Several other countries, like India, Thailand and Pakistan, secured safe transit through Hormuz after negotiations with Iran. 

“I can’t engage in negotiations for safe passage of ships or negotiate on toll rates,” Balakrishnan explained during a parliamentary debate on April 7

Singapore’s economy relies on free navigation. The city is the world’s largest trans-shipment and bunkering hub, and over 130,000 vessels call at its ports every year. Any limits to transit through the Strait of Malacca are thus a significant threat to its economy. 

Neighboring Malaysia has also expressed caution about plans to impose levies on the Strait, though didn’t reject the idea outright. 

“Whatever is to be done in the Strait of Malacca must involve the cooperation of all four countries,” said Malaysia Foreign Minister Mohamad Hasan on Wednesday, referring to Malaysia, Indonesia, Singapore and Thailand. “It cannot be done unilaterally.”

Yet some in Malaysia have bristled at Singapore’s statements over the Iran conflict. When Balakrishnan in early April said he wouldn’t negotiate with Tehran to secure access through Hormuz, Nurul Izzah Anwar, daughter of Malaysia Prime Minister Anwar Ibrahim, grumbled that “Malaysia will not be lectured on the merits of engagement.”

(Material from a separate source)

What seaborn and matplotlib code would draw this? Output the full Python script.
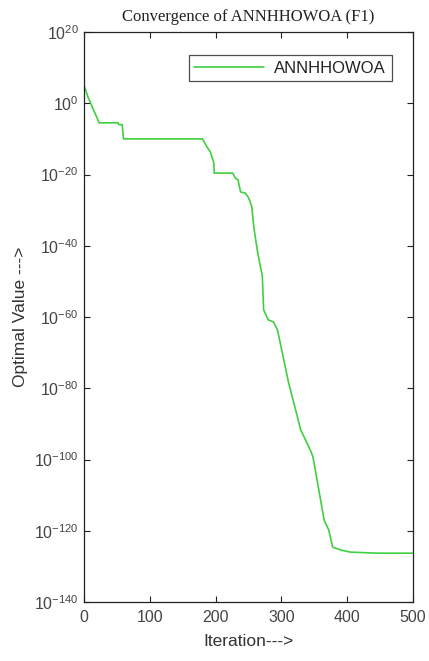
import numpy as np
import pandas as pd
import matplotlib
matplotlib.use("Agg")
import matplotlib.pyplot as plt
import seaborn as sns
from matplotlib.ticker import FixedLocator, LogFormatterSciNotation, NullLocator

# ---- data ----
iterations = [0, 6, 23, 52, 53, 58, 60, 180, 187, 192, 197, 198, 226, 230, 234,
              238, 245, 250, 255, 258, 264, 271, 273, 280, 288, 294, 311, 325,
              329, 345, 348, 365, 372, 378, 390, 405, 446, 500]
log10_value = [5, 1.8, -5.5, -5.5, -6, -6, -10, -10, -12.3, -13.7, -16.5, -19.6,
               -19.6, -21, -21.5, -24.9, -25.2, -26.5, -29, -34.7, -42, -48.5,
               -58, -60.8, -61.4, -63.6, -78.5, -88.5, -91.5, -97.8, -99.3,
               -117, -119.8, -124.6, -125.4, -126, -126.3, -126.3]
series_name = "ANNHHOWOA"
title = "Convergence of ANNHHOWOA (F1)"
x_label = "Iteration--->"
y_label = "Optimal Value --->"
x_ticks = [0, 100, 200, 300, 400, 500]
y_tick_exponents = [-140, -120, -100, -80, -60, -40, -20, 0, 20]

df = pd.DataFrame({"Iteration": iterations,
                   "Value": np.power(10.0, np.array(log10_value, dtype=float)),
                   "Series": series_name})

sns.set_style("ticks")
plt.rcParams["font.family"] = ["Liberation Sans", "DejaVu Sans"]
plt.rcParams["mathtext.default"] = "regular"

fig = plt.figure(figsize=(4.29, 6.61), dpi=100)
ax = fig.add_axes([84 / 429, 1 - 602 / 661, (413 - 84) / 429, (602 - 32) / 661])

sns.lineplot(data=df, x="Iteration", y="Value", hue="Series",
             palette=["#3fcf3f"], linewidth=1.2, ax=ax)

ax.set_yscale("log")
ax.set_xlim(0, 500)
ax.set_ylim(1e-140, 1e20)
ax.set_xticks(x_ticks)
ax.yaxis.set_major_locator(FixedLocator([10.0 ** e for e in y_tick_exponents]))
ax.yaxis.set_major_formatter(LogFormatterSciNotation(base=10))
ax.yaxis.set_minor_locator(NullLocator())
ax.xaxis.set_minor_locator(NullLocator())

ax.tick_params(axis="both", which="major", direction="in", length=4, width=0.8,
               top=True, right=True, labelsize=11.5, colors="#222222",
               labelcolor="#444444")
ax.tick_params(axis="x", pad=6)
ax.tick_params(axis="y", pad=4)
for s in ax.spines.values():
    s.set_visible(True)
    s.set_color("#222222")
    s.set_linewidth(0.9)

ax.set_xlabel(x_label, fontsize=12.5, color="#333333", labelpad=6)
ax.set_ylabel(y_label, fontsize=12.5, color="#333333", labelpad=4)
ax.set_title(title, fontsize=12, family=["Liberation Serif", "DejaVu Serif"],
             color="#222222", pad=8)

leg = ax.legend(loc="upper right", bbox_to_anchor=(0.936, 0.96), borderaxespad=0,
                frameon=True, fancybox=False, edgecolor="#222222", fontsize=12,
                handlelength=4.2, borderpad=0.35, handletextpad=0.6)
leg.get_frame().set_linewidth(0.9)
for t in leg.get_texts():
    t.set_color("#222222")

fig.savefig("out.png", dpi=100, facecolor="white")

Thailand sees an opportunity

Thailand, the only other country to sit alongside the Strait of Malacca, has its own plans. On April 20, Deputy Prime Minister Phiphat Ratchakitprakarn said the country will fast-track a plan to build a land bridge between the Strait of Malacca and the Gulf of Thailand. The bridge would link seaports on either side of the country through road and rail networks, potentially cutting transit time by four days and shipping costs by 15%. 

The land bridge—which is expected to cost 1 trillion Thai baht ($31 billion)—is a less radical version of a plan floated by some Thai administrations to build a canal across the Kra Isthmus, the narrowest part of the Malay Peninsula. Several governments have launched feasibility studies, only to balk at the massive cost involved.

Still, with the fragility of maritime trade now in the spotlight, Bangkok may be looking for an opportunity.

“The Middle East conflict has demonstrated the advantage of controlling a transport route,” Phiphat said. “Thailand will have a great advantage by operating the link between the Pacific Ocean and the Indian Ocean.”